"Environmental history is the study of how settlements alter ecological conditions and how those changes influence each era’s ideas about nature with respect to responsible resource use from one period to the next."

J. Siry, 2005.

"The environmental historian participates in the gulf between the
ecological ideal and historical reality, between the two cultures of
science and the humanities, and between disinterested objectivity and
the ethical obligation of advocacy.
"

John Opie, "Environmental History: Pitfalls and Opportunities,"
Environmental Review 7 (1983): 8-16, quotation on p. 15.

"We may be entering a new phase of history, a time when we begin to
rediscover . . . the traditional teaching that power must entail
restraint and responsibility, the ancient awareness that we are
interdependent with all of nature and that our sense of community must
take in the whole of creation."

Donald Worster, "The Vulnerable Earth," in Worster, ed., The Ends of the Earth (New York: Cambridge University Press, 1989), p. 20.

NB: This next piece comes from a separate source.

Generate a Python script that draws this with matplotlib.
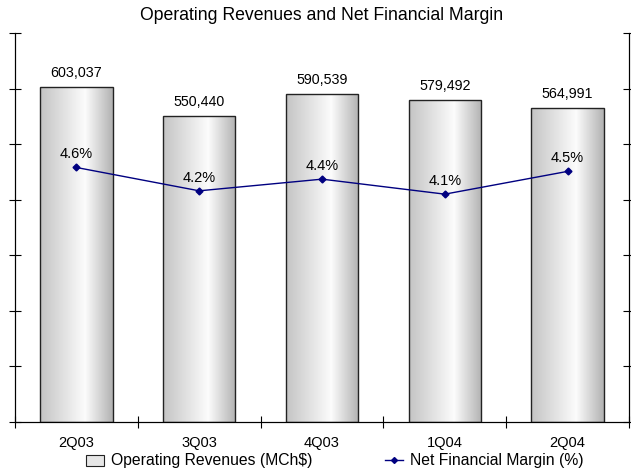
import matplotlib.pyplot as plt
import matplotlib.colors as mcolors
import matplotlib.patches as mpatches
from matplotlib.lines import Line2D
import numpy as np

plt.rcParams['font.family'] = ['Liberation Sans', 'DejaVu Sans']

quarters = ['2Q03', '3Q03', '4Q03', '1Q04', '2Q04']
revenues = [603037, 550440, 590539, 579492, 564991]
margin = [4.58, 4.16, 4.37, 4.10, 4.51]

fig = plt.figure(figsize=(6.31, 4.76), dpi=100)
ax = fig.add_axes([15 / 631, 54 / 476, 614 / 631, 389 / 476])
ax2 = ax.twinx()

x = np.arange(len(quarters))
width = 0.59

# gradient fill for the bars
grad = mcolors.LinearSegmentedColormap.from_list(
    'bar', [(0.0, '#c4c4c4'), (0.62, '#fcfcfc'), (1.0, '#b2b2b2')])
bars = ax.bar(x, revenues, width, facecolor='none', edgecolor='#222222',
              linewidth=1.0, zorder=3)
for b in bars:
    x0, y0 = b.get_x(), b.get_y()
    img = ax.imshow(np.linspace(0, 1, 256).reshape(1, -1), cmap=grad,
                    aspect='auto', extent=[x0, x0 + b.get_width(), y0, y0 + b.get_height()],
                    zorder=2, interpolation='bilinear')
    img.set_clip_path(b)

for xi, v in zip(x, revenues):
    ax.annotate(f'{v:,}', (xi, v), xytext=(0, 5), textcoords='offset points',
                ha='center', va='bottom', fontsize=10.3)

ax.set_xlim(-0.5, len(quarters) - 0.5)
ax.set_ylim(0, 700000)
ax.set_yticks(np.arange(0, 700001, 100000))
ax.set_yticklabels([])
ax.set_xticks(np.arange(-0.5, len(quarters), 1.0))
ax.set_xticklabels([])
ax.set_xticks(x, minor=True)
ax.set_xticklabels(quarters, minor=True, fontsize=10.5)
ax.tick_params(axis='x', which='minor', length=0, pad=10)
ax.tick_params(axis='x', which='major', direction='inout', length=9, width=0.8)
ax.tick_params(axis='y', direction='inout', length=9, width=0.8)

ax2.plot(x, margin, color='#000080', linewidth=1.0, marker='D', markersize=3.5,
         zorder=5)
for xi, m in zip(x, margin):
    ax2.annotate(f'{m:.1f}%', (xi, m), xytext=(0, 4.5), textcoords='offset points',
                 ha='center', va='bottom', fontsize=10.5)
ax2.set_ylim(0, 7)
ax2.set_yticks(np.arange(0, 7.01, 1))
ax2.set_yticklabels([])
ax2.tick_params(axis='y', direction='inout', length=9, width=0.8)

for a in (ax, ax2):
    a.spines['top'].set_visible(False)
    for s in ('left', 'right', 'bottom'):
        a.spines[s].set_linewidth(0.8)
ax.set_zorder(ax2.get_zorder() - 1)
ax2.patch.set_visible(False)

fig.text(322 / 631, 1 - 15 / 476, 'Operating Revenues and Net Financial Margin',
         ha='center', va='center', fontsize=12.7)

handles = [mpatches.Patch(facecolor='#e6e6e6', edgecolor='#222222', linewidth=0.8),
           Line2D([], [], color='#000080', linewidth=1.0, marker='D', markersize=3)]
fig.legend(handles, ['Operating Revenues (MCh$)', 'Net Financial Margin (%)'],
           loc='center left', bbox_to_anchor=(83 / 631, 1 - 461 / 476), ncol=2,
           frameon=False, fontsize=11.3, columnspacing=4.6, handlelength=1.15,
           handletextpad=0.45, borderpad=0.2, borderaxespad=0)

fig.savefig('out.png', dpi=100)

"Environmental historians . . . insist that we have got to go . . . down
to the earth itself as an agent and presence in history. Here we will
discover even more fundamental forces at work over time. And to
appreciate those forces we must now and then get out of parliamentary
chambers, out of birthing rooms and factories, get out of doors
altogether, and ramble into fields, woods, and the open air. It is time
we bought a good set of walking shoes, and we cannot avoid getting some
mud on them."

Donald Worster, "Doing Environmental History," in Worster, ed., The Ends of the Earth (New York: Cambridge University Press, 1989), p. 289.

 

"Environmental history was . . . born out of a moral purpose, with
strong political commitments behind it, but also became, as it matured,
a scholarly enterprise that had neither any simple, nor any single,
moral or political agenda to promote. Its principal goal became one of
deepening our understanding of how humans have been affected by their
natural environment through time and, conversely, how they have affected
that environment and with what results
."

Donald Worster, The Ends of the Earth (New York: Cambridge University
Press, 1989), p. 290.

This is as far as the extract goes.